Task details »
Leaving the pictures out, print the lines from the first line of the listing through the line containing "minimum height=39pt] (itc)", exactly as they read, and no others.

Collected material »
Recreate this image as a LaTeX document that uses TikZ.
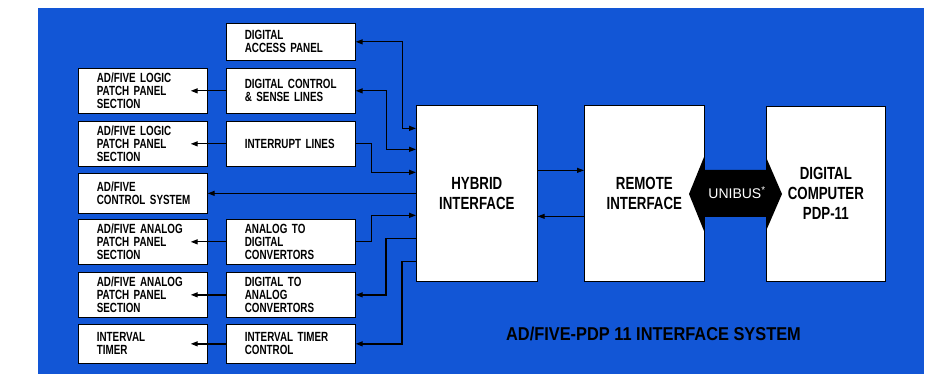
\documentclass[tikz,border=0pt]{standalone}
\usepackage{fontspec}
\usetikzlibrary{arrows.meta}
\newfontfamily\fsmall{Liberation Sans}[FakeStretch=0.74]
\newfontfamily\fbig{Liberation Sans}[FakeStretch=0.755]
\newfontfamily\ftitle{Liberation Sans}[FakeStretch=0.88]
\newfontfamily\fbus{Liberation Sans}
\definecolor{bgblue}{RGB}{18,86,214}
\begin{document}
\begin{tikzpicture}[x=1pt,y=-1pt,
  sbox/.style={draw=black, line width=0.7pt, fill=white, rectangle, anchor=north west,
    inner xsep=0pt, inner ysep=0pt, text width=92pt, align=left, minimum width=129pt,
    font=\fsmall\bfseries\fontsize{13.3}{13}\selectfont},
  bbox/.style={draw=black, line width=0.7pt, fill=white, rectangle, anchor=north west,
    inner sep=0pt, align=center, font=\fbig\bfseries\fontsize{17.6}{20}\selectfont},
  con/.style={line width=1.3pt, black},
  tip/.style={-{Triangle[length=7pt,width=5pt]}},
  tips/.style={{Triangle[length=7pt,width=5pt]}-{Triangle[length=7pt,width=5pt]}}
]
\useasboundingbox (0,0) rectangle (932,374);
\fill[bgblue] (38,8) rectangle (924,374);

% middle column
\node[sbox, minimum height=37pt] (dap) at (226,23) {\mbox{DIGITAL}\\\mbox{ACCESS PANEL}};
\node[sbox, minimum height=45pt] (dcs) at (226,68) {\mbox{DIGITAL CONTROL}\\\mbox{\& SENSE LINES}};
\node[sbox, minimum height=45pt] (irq) at (226,121) {\mbox{INTERRUPT LINES}};
\node[sbox, minimum height=45pt] (adc) at (226,219) {\mbox{ANALOG TO}\\\mbox{DIGITAL}\\\mbox{CONVERTORS}};
\node[sbox, minimum height=45pt] (dac) at (226,272) {\mbox{DIGITAL TO}\\\mbox{ANALOG}\\\mbox{CONVERTORS}};
\node[sbox, minimum height=39pt] (itc) at (226,324) {\mbox{INTERVAL TIMER}\\\mbox{CONTROL}};

% left column
\node[sbox, minimum height=45pt] (lp1) at (78,68) {\mbox{AD/FIVE LOGIC}\\\mbox{PATCH PANEL}\\\mbox{SECTION}};
\node[sbox, minimum height=45pt] (lp2) at (78,121) {\mbox{AD/FIVE LOGIC}\\\mbox{PATCH PANEL}\\\mbox{SECTION}};
\node[sbox, minimum height=40pt] (ctl) at (78,173) {\mbox{AD/FIVE}\\\mbox{CONTROL SYSTEM}};
\node[sbox, minimum height=45pt] (ap1) at (78,219) {\mbox{AD/FIVE ANALOG}\\\mbox{PATCH PANEL}\\\mbox{SECTION}};
\node[sbox, minimum height=45pt] (ap2) at (78,272) {\mbox{AD/FIVE ANALOG}\\\mbox{PATCH PANEL}\\\mbox{SECTION}};
\node[sbox, minimum height=39pt] (itm) at (78,324) {\mbox{INTERVAL}\\\mbox{TIMER}};

% big boxes
\node[bbox, minimum width=121pt, minimum height=176pt] (hyb) at (416,105) {HYBRID\\INTERFACE};
\node[bbox, minimum width=120pt, minimum height=176pt] (rem) at (584,105) {REMOTE\\INTERFACE};
\node[bbox, minimum width=119pt, minimum height=175pt] (cmp) at (766,106) {DIGITAL\\COMPUTER\\PDP-11};

% connectors to hybrid
\draw[con,tips] (dap.east) -- ++(47,0) |- ([yshift=65pt]hyb.west);
\draw[con,tips] (dcs.east) -- ++(31,0) |- ([yshift=44pt]hyb.west);
\draw[con,tip] (irq.east) -- ++(16,0) |- ([yshift=21pt]hyb.west);
\draw[con,tip] (hyb.west |- ctl.east) -- (ctl.east);
\draw[con,tip] (adc.east) -- ++(16,0) |- ([yshift=-22pt]hyb.west);
\draw[con,tip] ([yshift=-45pt]hyb.west) -- ++(-30,0) |- (dac.east);
\draw[con,tip] ([yshift=-68pt]hyb.west) -- ++(-14,0) |- (itc.east);

% left arrows
\draw[con,tip] (dcs.west) -- ([xshift=-17pt]lp1.east);
\draw[con,tip] (irq.west) -- ([xshift=-17pt]lp2.east);
\draw[con,tip] (adc.west) -- ([xshift=-17pt]ap1.east);
\draw[con,tip] (dac.west) -- ([xshift=-17pt]ap2.east);
\draw[con,tip] (itc.west) -- ([xshift=-17pt]itm.east);

% hybrid <-> remote
\draw[con,line width=1pt,tip] ([yshift=23pt]hyb.east) -- ([yshift=23pt]rem.west);
\draw[con,line width=1pt,tip] ([yshift=-23pt]rem.west) -- ([yshift=-23pt]hyb.east);

% unibus
\fill[black] (689,194) -- (704,157) -- (704,170) -- (766,170) -- (766,157) -- (782,194)
  -- (766,231) -- (766,217) -- (704,217) -- (704,231) -- cycle;
\node[text=white, font=\fbus\fontsize{14}{14}\selectfont, inner sep=0pt] (bus) at (737,193) {UNIBUS\textsuperscript{*}};

% title
\node[font=\ftitle\bfseries\fontsize{18.6}{20}\selectfont, text=black, inner sep=0pt, anchor=base] (title) at (653.5,340) {AD/FIVE-PDP 11 INTERFACE SYSTEM};
\end{tikzpicture}
\end{document}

Exercise solution »
Recreate this image as a LaTeX document that uses TikZ.
\documentclass[tikz,border=0pt]{standalone}
\usepackage{fontspec}
\usetikzlibrary{arrows.meta}
\newfontfamily\fsmall{Liberation Sans}[FakeStretch=0.74]
\newfontfamily\fbig{Liberation Sans}[FakeStretch=0.755]
\newfontfamily\ftitle{Liberation Sans}[FakeStretch=0.88]
\newfontfamily\fbus{Liberation Sans}
\definecolor{bgblue}{RGB}{18,86,214}
\begin{document}
\begin{tikzpicture}[x=1pt,y=-1pt,
  sbox/.style={draw=black, line width=0.7pt, fill=white, rectangle, anchor=north west,
    inner xsep=0pt, inner ysep=0pt, text width=92pt, align=left, minimum width=129pt,
    font=\fsmall\bfseries\fontsize{13.3}{13}\selectfont},
  bbox/.style={draw=black, line width=0.7pt, fill=white, rectangle, anchor=north west,
    inner sep=0pt, align=center, font=\fbig\bfseries\fontsize{17.6}{20}\selectfont},
  con/.style={line width=1.3pt, black},
  tip/.style={-{Triangle[length=7pt,width=5pt]}},
  tips/.style={{Triangle[length=7pt,width=5pt]}-{Triangle[length=7pt,width=5pt]}}
]
\useasboundingbox (0,0) rectangle (932,374);
\fill[bgblue] (38,8) rectangle (924,374);

% middle column
\node[sbox, minimum height=37pt] (dap) at (226,23) {\mbox{DIGITAL}\\\mbox{ACCESS PANEL}};
\node[sbox, minimum height=45pt] (dcs) at (226,68) {\mbox{DIGITAL CONTROL}\\\mbox{\& SENSE LINES}};
\node[sbox, minimum height=45pt] (irq) at (226,121) {\mbox{INTERRUPT LINES}};
\node[sbox, minimum height=45pt] (adc) at (226,219) {\mbox{ANALOG TO}\\\mbox{DIGITAL}\\\mbox{CONVERTORS}};
\node[sbox, minimum height=45pt] (dac) at (226,272) {\mbox{DIGITAL TO}\\\mbox{ANALOG}\\\mbox{CONVERTORS}};
\node[sbox, minimum height=39pt] (itc) at (226,324) {\mbox{INTERVAL TIMER}\\\mbox{CONTROL}};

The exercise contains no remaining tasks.